距离……这个词,忽然他们彼此都感觉了某种沉重之意!
而,本就心思比嗅觉还要更加敏感的荆晓灵,对于这种感觉,尤为真切一些。她忽然意识到,或许,未来的日子里,自己和棘子成之间的“距离”,会越拉越大,而不是像她理想中期盼和努力的那样,会越来越小……
其实,来遥河城之前,荆晓灵的身体一直都很健康,没有鼻炎之类的“坏”毛病。
应该是自从搬进二大伯家那栋复式小楼里的楼梯下的那间密闭地储物室居住之后,就开始逐渐有了对粉尘过敏、对密闭空间的不良反应。
而且,在这所寄宿学校里,她自己住的,也是那种隔断杂物室改装后的单间宿舍,一样是没有任何空气流通的。
此时,荆晓灵只要一想到下午棘子成和崔韬梅的“浓情互动”,心里就有种说不出来的不舒服感。
再加上,一直咳嗽、喷嚏不停。她只好一路上独自推着自行走、放慢了步伐,才能渐渐地调整好那混乱的呼吸节奏。
棘子成非常识趣地主动让开了她的去路,但是,他也学着她的样子,推着自己的自行车,在不远不近的距离,一直跟在她的身后。他心里充满了歉意,更多的还是想要守护的关心。

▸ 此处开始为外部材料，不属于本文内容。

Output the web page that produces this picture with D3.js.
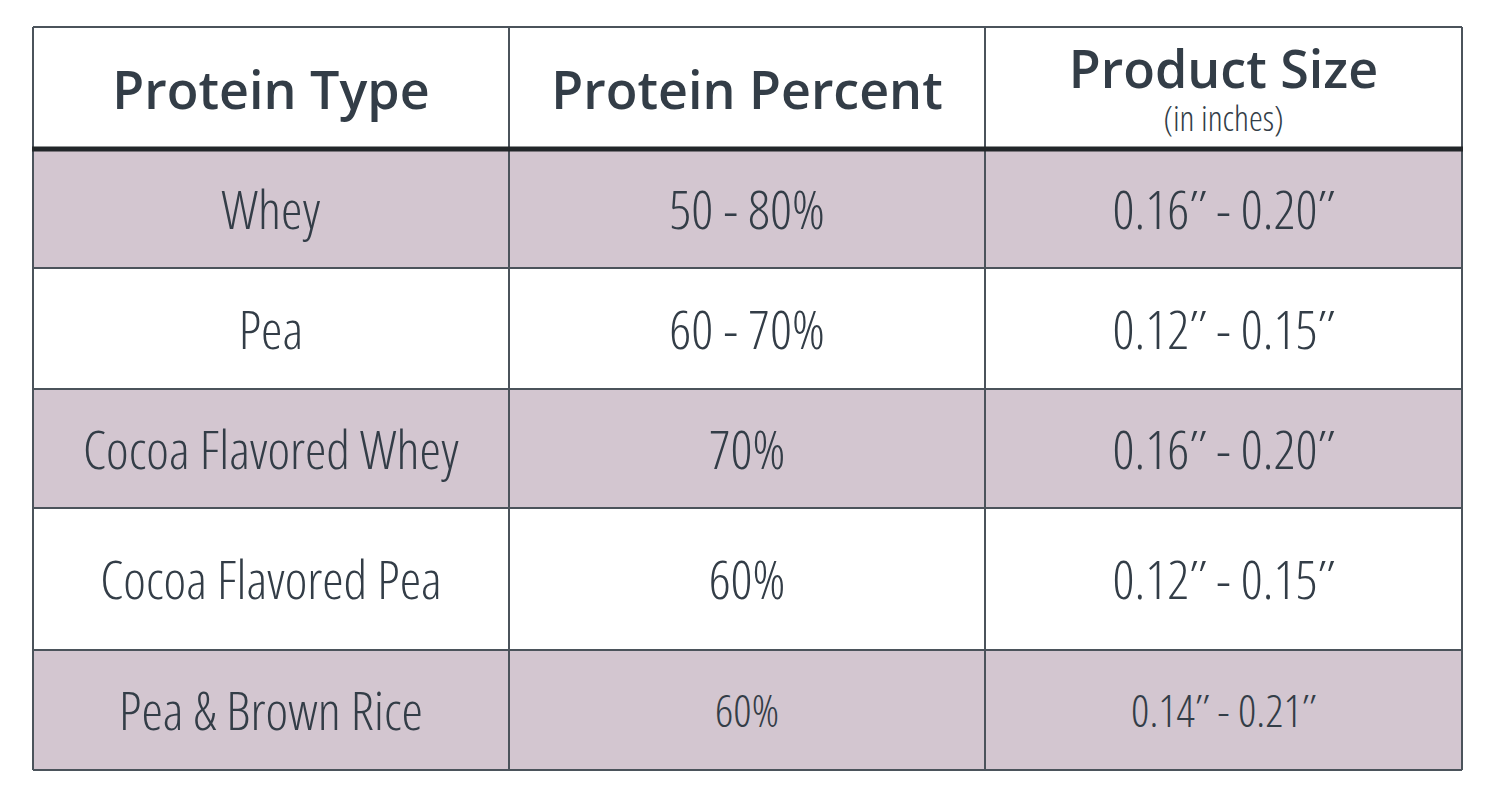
<!DOCTYPE html>
<html>
<head>
<meta charset="utf-8">
<script src="https://cdn.jsdelivr.net/npm/d3@7"></script>
<style>
  body { margin: 0; background: #fff; }
  svg text { font-family: "Open Sans", sans-serif; fill: #333d47; }
  .head { font-weight: 600; }
  .cell { font-weight: 300; font-stretch: condensed; }
</style>
</head>
<body>
<div id="chart"></div>
<script>
// ------------------------------------------------------------------ Data
var headers   = ['Protein Type', 'Protein Percent', 'Product Size'];
var subHeader = '(in inches)';
var types     = ['Whey', 'Pea', 'Cocoa Flavored Whey', 'Cocoa Flavored Pea', 'Pea & Brown Rice'];
var percents  = ['50 - 80%', '60 - 70%', '70%', '60%', '60%'];
var sizes     = ['0.16\u2033 - 0.20\u2033', '0.12\u2033 - 0.15\u2033', '0.16\u2033 - 0.20\u2033',
                 '0.12\u2033 - 0.15\u2033', '0.14\u2033 - 0.21\u2033'];
// ----------------------------------------------------------------- /Data

var width = 1506, height = 810;
var colEdges = [33, 509, 985, 1462];
var rowEdges = [27, 149, 268, 389, 508, 650, 770];

var svg = d3.select('#chart').append('svg')
    .attr('width', width)
    .attr('height', height);

var rows = types.map(function(t, i) {
  return {type: t, percent: percents[i], size: sizes[i], i: i};
});

// row background
svg.append('g').selectAll('rect')
    .data(rows)
  .enter().append('rect')
    .attr('x', colEdges[0])
    .attr('y', function(d) { return rowEdges[d.i + 1]; })
    .attr('width', colEdges[3] - colEdges[0])
    .attr('height', function(d) { return rowEdges[d.i + 2] - rowEdges[d.i + 1]; })
    .attr('fill', function(d) { return d.i % 2 == 0 ? '#d3c6d0' : '#fff'; });

// grid lines
var grid = svg.append('g')
    .attr('stroke', '#4b535b')
    .attr('stroke-width', 2);

grid.selectAll('.h')
    .data(rowEdges.filter(function(d, i) { return i != 1; }))
  .enter().append('line')
    .attr('x1', colEdges[0]).attr('x2', colEdges[3])
    .attr('y1', function(d) { return d; }).attr('y2', function(d) { return d; });

grid.selectAll('.v')
    .data(colEdges)
  .enter().append('line')
    .attr('y1', rowEdges[0]).attr('y2', rowEdges[rowEdges.length - 1])
    .attr('x1', function(d) { return d; }).attr('x2', function(d) { return d; });

svg.append('line')
    .attr('x1', colEdges[0] - 1).attr('x2', colEdges[3] + 1)
    .attr('y1', rowEdges[1]).attr('y2', rowEdges[1])
    .attr('stroke', '#222629')
    .attr('stroke-width', 5);

function colMid(c) { return (colEdges[c] + colEdges[c + 1]) / 2; }
function rowMid(r) { return (rowEdges[r] + rowEdges[r + 1]) / 2; }

// header
var head = svg.append('g').attr('class', 'head');
head.selectAll('text')
    .data(headers)
  .enter().append('text')
    .attr('x', function(d, i) { return colMid(i); })
    .attr('y', function(d, i) { return i == 2 ? 88 : 109; })
    .attr('text-anchor', 'middle')
    .style('font-size', '52px')
    .text(function(d) { return d; });

svg.append('text')
    .attr('class', 'cell')
    .attr('x', colMid(2))
    .attr('y', 131)
    .attr('text-anchor', 'middle')
    .style('font-size', '35px')
    .text(subHeader);

// body cells
var cells = svg.append('g').selectAll('g')
    .data(rows)
  .enter().append('g');

['type', 'percent', 'size'].forEach(function(key, c) {
  cells.append('text')
      .attr('class', 'cell')
      .attr('x', colMid(c))
      .attr('y', function(d) { return rowMid(d.i + 1) + (d.i == 4 && c > 0 ? 17 : 20); })
      .attr('text-anchor', 'middle')
      .style('font-size', function(d) { return d.i == 4 && c > 0 ? '45px' : '54px'; })
      .text(function(d) { return d[key]; });
});
</script>
</body>
</html>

荆晓灵看了一眼手表,按照二大妈今天规定的到家时间,眼下已经晚了一个多小时了。势必,回去难念又要被骂或挨一通打了吧。
她心想着。于是,脚下加快了速度,就在一个岔路口的地方,她稍加犹豫,但很快就做出了一个极其大胆而有危险的决定。
跟在她身后的棘子成,正巧停下来、低头系鞋带的功夫,她居然选择拐进了一条自己几乎从来没有走过的小道儿。